— Problem statement —
Pull every line with the word "diagram" out of the entries below.

--- start Records to use ---

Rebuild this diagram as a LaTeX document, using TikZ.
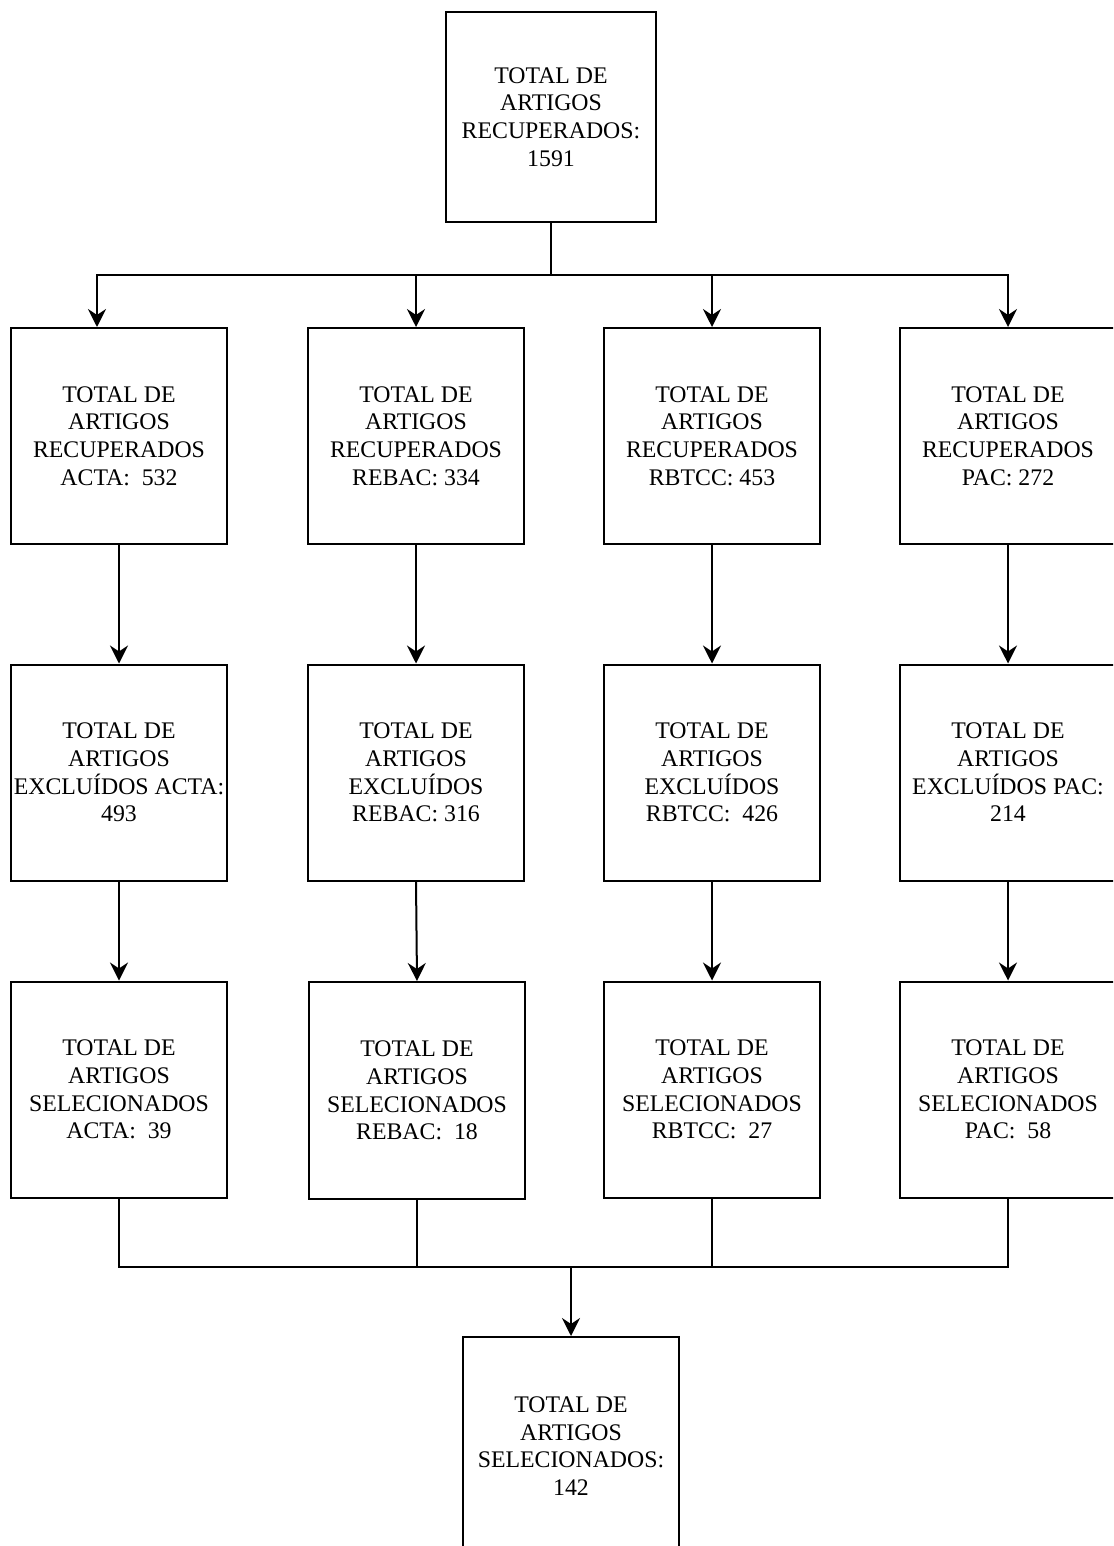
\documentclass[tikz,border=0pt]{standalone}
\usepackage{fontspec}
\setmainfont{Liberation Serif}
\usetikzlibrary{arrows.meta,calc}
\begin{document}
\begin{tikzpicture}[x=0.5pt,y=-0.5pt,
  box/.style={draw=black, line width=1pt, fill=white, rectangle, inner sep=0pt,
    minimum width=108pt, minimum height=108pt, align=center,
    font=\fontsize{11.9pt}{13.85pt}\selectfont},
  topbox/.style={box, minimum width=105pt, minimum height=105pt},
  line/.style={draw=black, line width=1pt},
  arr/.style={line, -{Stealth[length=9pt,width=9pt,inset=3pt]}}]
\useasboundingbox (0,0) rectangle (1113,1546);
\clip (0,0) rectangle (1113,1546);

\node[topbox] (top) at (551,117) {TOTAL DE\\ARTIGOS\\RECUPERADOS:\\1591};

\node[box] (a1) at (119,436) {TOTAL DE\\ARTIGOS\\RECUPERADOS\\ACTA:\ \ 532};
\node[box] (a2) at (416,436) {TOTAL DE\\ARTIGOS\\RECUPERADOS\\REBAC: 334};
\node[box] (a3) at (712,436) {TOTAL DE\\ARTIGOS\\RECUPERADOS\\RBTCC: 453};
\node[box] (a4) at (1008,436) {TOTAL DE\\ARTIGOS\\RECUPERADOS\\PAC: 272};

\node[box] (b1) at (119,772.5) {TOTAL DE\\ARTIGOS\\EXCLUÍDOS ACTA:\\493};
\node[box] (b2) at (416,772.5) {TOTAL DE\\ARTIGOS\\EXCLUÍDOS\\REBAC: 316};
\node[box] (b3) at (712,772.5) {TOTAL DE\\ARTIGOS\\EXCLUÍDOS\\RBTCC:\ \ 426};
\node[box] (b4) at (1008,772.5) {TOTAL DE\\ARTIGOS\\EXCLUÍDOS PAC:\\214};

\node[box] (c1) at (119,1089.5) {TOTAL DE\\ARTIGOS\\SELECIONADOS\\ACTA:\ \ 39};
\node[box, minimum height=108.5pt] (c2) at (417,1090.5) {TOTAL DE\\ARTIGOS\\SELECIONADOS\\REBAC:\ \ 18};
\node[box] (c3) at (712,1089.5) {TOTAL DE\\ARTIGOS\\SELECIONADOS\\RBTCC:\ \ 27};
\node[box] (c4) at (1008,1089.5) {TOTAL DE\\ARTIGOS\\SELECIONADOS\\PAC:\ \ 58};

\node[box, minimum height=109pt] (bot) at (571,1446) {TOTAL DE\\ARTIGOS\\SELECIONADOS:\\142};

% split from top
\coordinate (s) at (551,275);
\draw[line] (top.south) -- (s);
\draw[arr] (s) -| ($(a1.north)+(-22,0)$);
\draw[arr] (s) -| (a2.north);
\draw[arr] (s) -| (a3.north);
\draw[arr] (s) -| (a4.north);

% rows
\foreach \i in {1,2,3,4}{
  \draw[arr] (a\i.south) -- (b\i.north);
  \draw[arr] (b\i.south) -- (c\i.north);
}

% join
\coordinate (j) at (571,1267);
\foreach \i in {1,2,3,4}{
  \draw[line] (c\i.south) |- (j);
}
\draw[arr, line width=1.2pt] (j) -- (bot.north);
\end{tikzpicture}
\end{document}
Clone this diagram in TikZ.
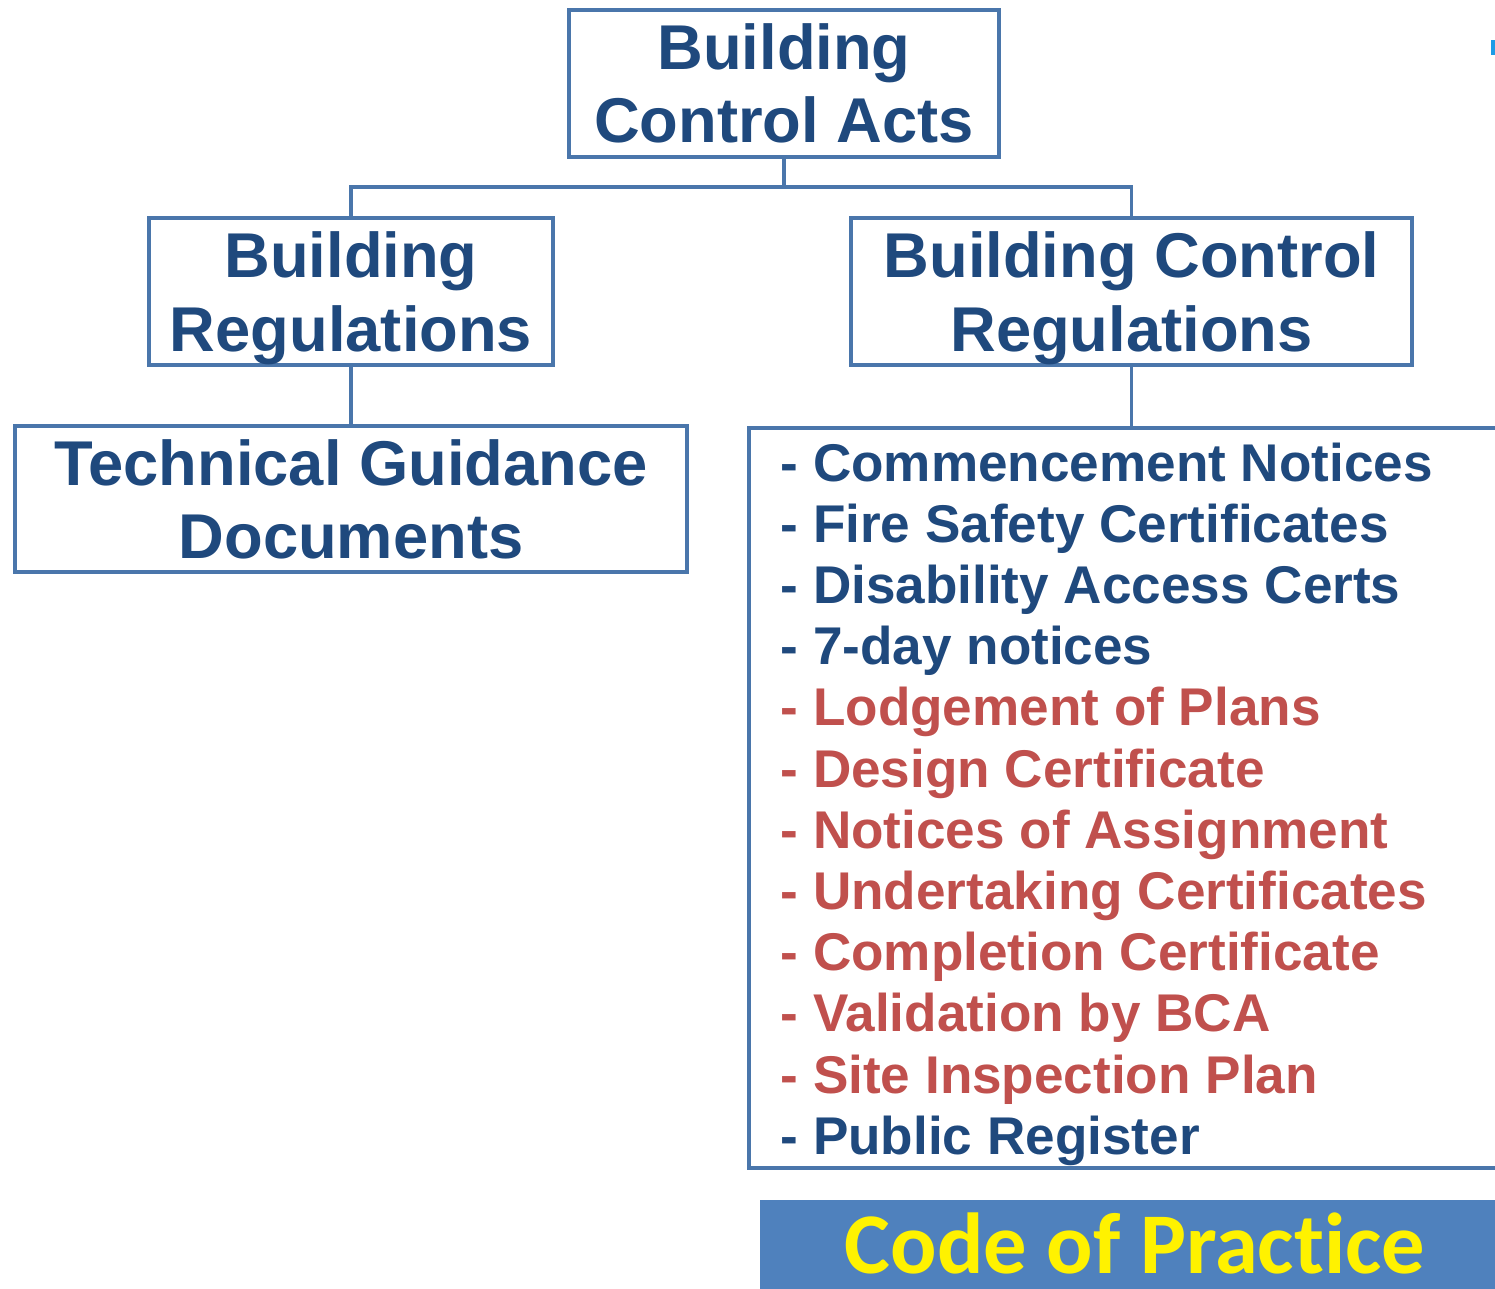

--- end Records to use ---

— The answer —
Rebuild this diagram as a LaTeX document, using TikZ.
Clone this diagram in TikZ.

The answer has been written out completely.